Moroccan Couscous Salad

I thought the prep for this salad was very similar to a quinoa salad, where the couscous is cooked and fresh diced vegetables are added to it, then served up warm or chilled. It's very easy to do. The longest prep time of the recipe is chopping the vegetables. This ingredient ratio is adapted from the Bon Apetit magazine. I served this with the Moroccan Roasted Chicken.

Ingredients

2 c low-sodium, organic chicken broth
8 oz Israeli couscous
1 large red pepper, seeded and diced
1 large carrot, peeled and thinly sliced
1/2 English cucumber, unpeeled and diced
1 tbsp ground ginger
2 garlic cloves, minced
1 tsp ground turmeric
1/2 tsp ground cinnamon
1/4 tsp ground cumin
grated lemon peel from 1 lemon
juice of 1 medium lemon (2-3 tbsp)

Directions

1. In a 2 or 3 quart pot (with a lid), bring broth and spices to a boil. Add couscous, stir, and turn off heat. Cover with a lid and let it sit for 15-20 minutes, until all the liquid has been absorbed. Fluff with a fork.

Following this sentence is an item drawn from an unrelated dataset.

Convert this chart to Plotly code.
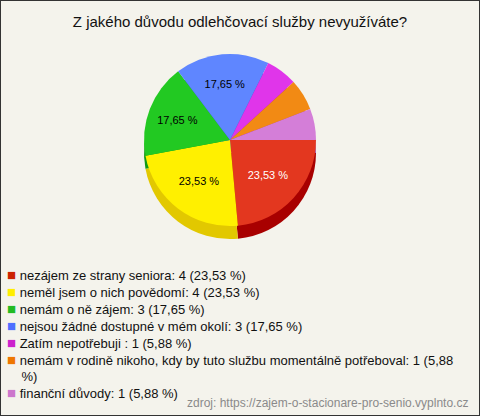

2. Add vegetables, lemon juice, and lemon peel to the pot and stir to combine. Transfer couscous salad to a serving dish. Serve warm or chilled.

Quick Preserved Lemon

Preserved lemon is a common ingredient to chutneys and by itself as a condiment. I used this recipe as part of a lemon-onion sauce for some roasted chicken. Bittman of the NY Times food section uses a ratio of 2:1 for sugar to salt. I adjusted the salt down, but it was still too salty in the sauce. The salty-sweet-sour of the lemon is a good flavor though. In retrospect, I'd eliminate the added salt in the chutney recipe.

Ingredients

1 fresh lemon
1 tbsp organic granulated sugar
2 tsp kosher salt

Directions

Wash, halve and de-seed the lemon. Slice lemon into 1/4" dice and put into a glass jar with its juice. Add salt and sugar. Muddle the ingredients together, then cover and refrigerate for a few hours.

Use this in recipes that call for preserved lemon.